Furthermore, I agree with his final conclusion that one should accept how the world is, rather than comparing it to some abstract ideal conception of perfection. As I have spoken with many of my friends - the debate as to whether one should strive to change themselves into their "ideal" being or to simply accept and love who they currently are. He writes,

"With body and soul I have experienced my own great need to sin, to seek pleasure, to strive for possessions, to be indolent, and a need for the most shameful despair, in order to learn to cede my resistance, to learn to love the world, to learn no longer to compare it to a world I desired and imagined, to some preconceived sort of perfection, rather to leave it as it is, to love it, and to enjoy belonging to it." (111)

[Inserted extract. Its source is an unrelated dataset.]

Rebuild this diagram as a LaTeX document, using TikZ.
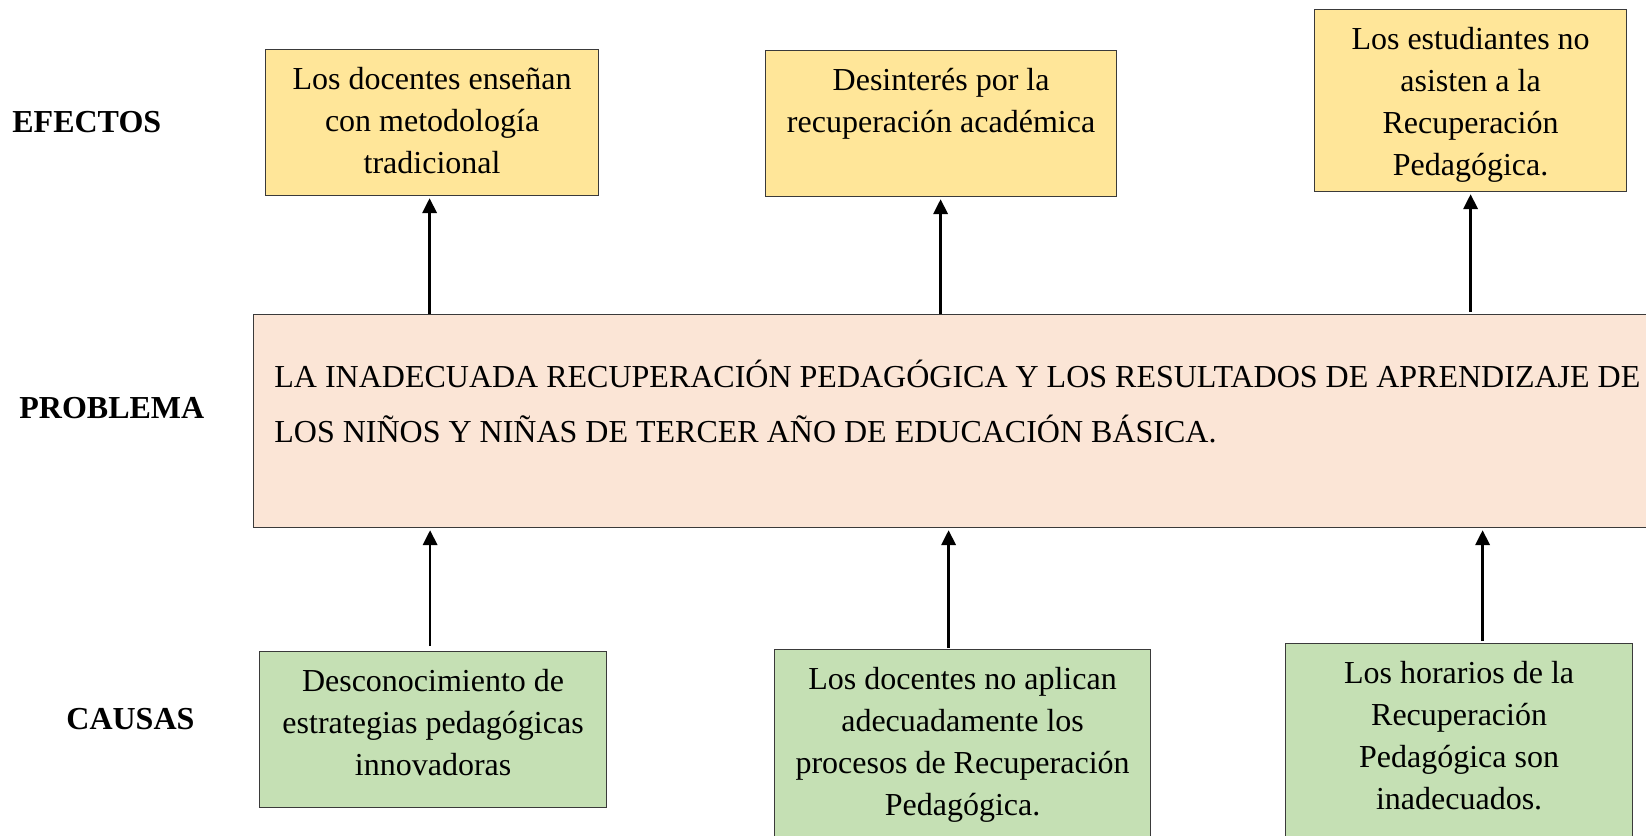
\documentclass[tikz,border=0pt]{standalone}
\usepackage{fontspec}
\setmainfont{Liberation Serif}
\usetikzlibrary{arrows.meta,calc}
\definecolor{effcol}{HTML}{FFE699}
\definecolor{probcol}{HTML}{FBE5D6}
\definecolor{causecol}{HTML}{C5E0B4}
\definecolor{edgecol}{HTML}{3A3A3A}
\tikzset{
  boxbase/.style={draw=edgecol, line width=0.6pt, inner sep=0pt, anchor=north west, rectangle},
  effbox/.style={boxbase, fill=effcol},
  causebox/.style={boxbase, fill=causecol},
  probbox/.style={boxbase, fill=probcol},
  boxtext/.style={anchor=north, inner sep=0pt, align=center, font=\fontsize{16}{21}\selectfont, yshift=-5.3pt},
  probtext/.style={anchor=north west, inner sep=0pt, align=left, font=\fontsize{16}{27.5}\selectfont},
  rowlabel/.style={anchor=base west, inner sep=0pt, font=\fontsize{16}{21}\selectfont\bfseries},
  arr/.style={line width=1.25pt, -{Triangle[length=7.5pt,width=7.2pt]}}
}
\begin{document}
\begin{tikzpicture}[x=0.5pt,y=-0.5pt]
\useasboundingbox (0,0) rectangle (1646,836);
\clip (0,0) rectangle (1646,836);
% row labels
\node[rowlabel] (lef) at (12,132) {EFECTOS};
\node[rowlabel] (lpr) at (19,418) {PROBLEMA};
\node[rowlabel] (lca) at (66,729) {CAUSAS};
% problem
\node[probbox, minimum width=710pt, minimum height=106.5pt] (prob) at (253,314) {};
\node[probtext] (probt) at (274,348.5) {\strut LA INADECUADA RECUPERACIÓN PEDAGÓGICA Y LOS RESULTADOS DE APRENDIZAJE DE\\LOS NIÑOS Y NIÑAS DE TERCER AÑO DE EDUCACIÓN BÁSICA.};
% effects
\node[effbox, minimum width=166.5pt, minimum height=73pt] (e1) at (265,49) {};
\node[effbox, minimum width=175.5pt, minimum height=73pt] (e2) at (765,50) {};
\node[effbox, minimum width=156pt, minimum height=91pt] (e3) at (1314,9) {};
\node[boxtext] (e1t) at (e1.north) {\strut Los docentes enseñan\\con metodología\\tradicional};
\node[boxtext] (e2t) at (e2.north) {\strut Desinterés por la\\recuperación académica};
\node[boxtext] (e3t) at (e3.north) {\strut Los estudiantes no\\asisten a la\\Recuperación\\Pedagógica.};
% causes
\node[causebox, minimum width=173.5pt, minimum height=78pt] (c1) at (259,651) {};
\node[causebox, minimum width=188pt, minimum height=110pt] (c2) at (774,649) {};
\node[causebox, minimum width=173.5pt, minimum height=110pt] (c3) at (1285,643) {};
\node[boxtext] (c1t) at (c1.north) {\strut Desconocimiento de\\estrategias pedagógicas\\innovadoras};
\node[boxtext] (c2t) at (c2.north) {\strut Los docentes no aplican\\adecuadamente los\\procesos de Recuperación\\Pedagógica.};
\node[boxtext] (c3t) at (c3.north) {\strut Los horarios de la\\Recuperación\\Pedagógica son\\inadecuados.};
% arrows problem -> effects
\draw[arr] ($(e1.south |- prob.north)+(-2.5,0)$) -- ($(e1.south)+(-2.5,2)$);
\draw[arr] ($(e2.south |- prob.north)+(-0.5,0)$) -- ($(e2.south)+(-0.5,2)$);
\draw[arr] ($(e3.south |- prob.north)+(0,-2)$) -- ($(e3.south)+(0,2)$);
% arrows causes -> problem
\draw[arr] ($(c1.north)+(-3,-5)$) -- ($(c1.north |- prob.south)+(-3,2)$);
\draw[arr] ($(c2.north)+(-14,-1)$) -- ($(c2.north |- prob.south)+(-14,2)$);
\draw[arr] ($(c3.north)+(23.5,-2)$) -- ($(c3.north |- prob.south)+(23.5,2)$);
\end{tikzpicture}
\end{document}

In different words, Siddhartha also discusses how striving for a goal that is virtually unacheivable - what is perfection? When is the goal attained? All such abstract comments. Siddhartha notes that if you focus on the goal, you will miss out on what is currently in front of you to enjoy.

"When someone seeks," Siddhartha answered, "then it happens all too easily that his eyes will see only the thing he is seeking, that he cannot find anything, cannot let anything in, because he is always thinking only of that thing he seeks, because he has a goal, because he is possessed by the goal. Seeking means: having a goal. But finding means: being free, being open, having no goal. You, Venerable One, may indeed be a seeker, for striving toward your goal, there is much you do not see which is right before your eyes" (pg. 109-110)

By striving to achieve perfection, to change yourself, you will not be able to enjoy yourself as you are.

Simply put: enjoy as is. Some may even connect to this to the mantra of the present - enjoy the present moment.

And finally, Siddhartha notes that wisdom is an act, unable to be conveyed through words.
"One can convey knowledge but not wisdom. One can find wisdom, one can live it, one can be borne by it, one can work wonders with it, but one can neither speak it nor teach it" (110).